→ DIRECTIONS FOR THIS TASK
Begin with the line that contains "Clone this chart in Apache ECharts." and continue down through the line that contains "40, 45, 50];"; reproduce those lines exactly and only those.

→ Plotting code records
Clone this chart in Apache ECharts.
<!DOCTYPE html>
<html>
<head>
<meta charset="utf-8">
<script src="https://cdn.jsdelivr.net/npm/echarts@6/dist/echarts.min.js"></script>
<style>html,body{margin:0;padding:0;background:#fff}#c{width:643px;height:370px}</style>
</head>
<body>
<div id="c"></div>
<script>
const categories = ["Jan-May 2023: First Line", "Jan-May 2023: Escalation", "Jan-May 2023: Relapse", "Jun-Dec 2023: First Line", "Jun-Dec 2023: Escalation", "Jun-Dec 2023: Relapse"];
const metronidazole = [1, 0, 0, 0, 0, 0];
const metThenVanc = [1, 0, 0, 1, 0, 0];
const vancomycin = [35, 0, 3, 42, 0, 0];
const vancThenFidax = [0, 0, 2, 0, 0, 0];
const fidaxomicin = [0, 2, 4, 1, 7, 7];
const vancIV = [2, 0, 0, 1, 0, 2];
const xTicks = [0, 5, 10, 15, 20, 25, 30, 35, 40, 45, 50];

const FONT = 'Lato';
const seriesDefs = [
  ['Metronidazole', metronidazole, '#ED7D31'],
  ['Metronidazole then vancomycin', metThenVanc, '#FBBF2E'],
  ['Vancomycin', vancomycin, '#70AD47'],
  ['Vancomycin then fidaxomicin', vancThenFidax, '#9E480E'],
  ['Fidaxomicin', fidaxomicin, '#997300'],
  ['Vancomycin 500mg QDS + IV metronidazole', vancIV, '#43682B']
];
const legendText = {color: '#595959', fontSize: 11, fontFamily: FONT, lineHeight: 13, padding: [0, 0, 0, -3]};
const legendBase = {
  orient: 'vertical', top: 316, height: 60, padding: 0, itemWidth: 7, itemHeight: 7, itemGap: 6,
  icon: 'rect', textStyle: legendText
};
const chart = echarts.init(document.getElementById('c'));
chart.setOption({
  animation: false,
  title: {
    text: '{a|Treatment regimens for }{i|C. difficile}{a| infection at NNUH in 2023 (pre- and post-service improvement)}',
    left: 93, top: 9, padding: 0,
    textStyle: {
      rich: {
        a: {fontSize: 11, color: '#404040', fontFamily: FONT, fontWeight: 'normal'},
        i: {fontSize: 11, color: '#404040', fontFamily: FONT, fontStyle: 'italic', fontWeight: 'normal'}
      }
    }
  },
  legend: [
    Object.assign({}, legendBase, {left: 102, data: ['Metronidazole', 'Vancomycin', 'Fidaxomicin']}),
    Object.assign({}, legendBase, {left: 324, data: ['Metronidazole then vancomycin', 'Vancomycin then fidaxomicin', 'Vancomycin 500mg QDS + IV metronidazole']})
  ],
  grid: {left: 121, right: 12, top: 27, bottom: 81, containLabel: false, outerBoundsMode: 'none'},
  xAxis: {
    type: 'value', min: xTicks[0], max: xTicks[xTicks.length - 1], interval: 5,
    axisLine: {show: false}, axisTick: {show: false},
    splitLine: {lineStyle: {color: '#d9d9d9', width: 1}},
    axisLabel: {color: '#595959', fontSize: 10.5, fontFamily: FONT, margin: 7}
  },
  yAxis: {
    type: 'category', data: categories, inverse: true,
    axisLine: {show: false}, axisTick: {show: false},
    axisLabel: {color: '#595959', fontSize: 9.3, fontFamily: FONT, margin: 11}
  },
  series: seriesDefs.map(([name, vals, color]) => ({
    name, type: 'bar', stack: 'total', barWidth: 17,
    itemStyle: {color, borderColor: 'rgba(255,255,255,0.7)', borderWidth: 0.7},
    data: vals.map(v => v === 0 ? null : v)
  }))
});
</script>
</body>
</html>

==

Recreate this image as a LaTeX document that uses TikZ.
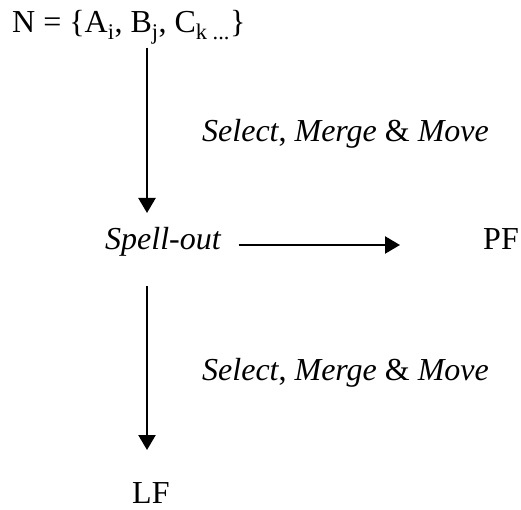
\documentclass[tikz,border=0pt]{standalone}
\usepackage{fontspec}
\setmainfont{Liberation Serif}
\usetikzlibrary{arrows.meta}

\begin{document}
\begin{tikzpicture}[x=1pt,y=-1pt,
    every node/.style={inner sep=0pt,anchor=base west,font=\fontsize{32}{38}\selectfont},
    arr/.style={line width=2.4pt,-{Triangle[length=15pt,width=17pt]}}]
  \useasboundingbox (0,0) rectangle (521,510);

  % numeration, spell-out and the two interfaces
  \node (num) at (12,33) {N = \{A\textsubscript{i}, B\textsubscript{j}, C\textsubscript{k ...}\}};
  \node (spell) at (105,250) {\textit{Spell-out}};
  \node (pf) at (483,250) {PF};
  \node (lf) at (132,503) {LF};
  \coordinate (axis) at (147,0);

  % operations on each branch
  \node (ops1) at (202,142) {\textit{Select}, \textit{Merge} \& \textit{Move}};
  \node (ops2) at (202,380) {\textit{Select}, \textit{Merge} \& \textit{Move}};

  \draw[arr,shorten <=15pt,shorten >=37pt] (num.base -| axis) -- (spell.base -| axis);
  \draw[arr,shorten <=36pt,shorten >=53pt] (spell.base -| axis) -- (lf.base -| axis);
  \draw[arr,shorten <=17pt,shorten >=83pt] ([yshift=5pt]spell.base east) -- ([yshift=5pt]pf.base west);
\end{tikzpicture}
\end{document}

→ RESPONSE TO THE EXERCISE
Clone this chart in Apache ECharts.
<!DOCTYPE html>
<html>
<head>
<meta charset="utf-8">
<script src="https://cdn.jsdelivr.net/npm/echarts@6/dist/echarts.min.js"></script>
<style>html,body{margin:0;padding:0;background:#fff}#c{width:643px;height:370px}</style>
</head>
<body>
<div id="c"></div>
<script>
const categories = ["Jan-May 2023: First Line", "Jan-May 2023: Escalation", "Jan-May 2023: Relapse", "Jun-Dec 2023: First Line", "Jun-Dec 2023: Escalation", "Jun-Dec 2023: Relapse"];
const metronidazole = [1, 0, 0, 0, 0, 0];
const metThenVanc = [1, 0, 0, 1, 0, 0];
const vancomycin = [35, 0, 3, 42, 0, 0];
const vancThenFidax = [0, 0, 2, 0, 0, 0];
const fidaxomicin = [0, 2, 4, 1, 7, 7];
const vancIV = [2, 0, 0, 1, 0, 2];
const xTicks = [0, 5, 10, 15, 20, 25, 30, 35, 40, 45, 50];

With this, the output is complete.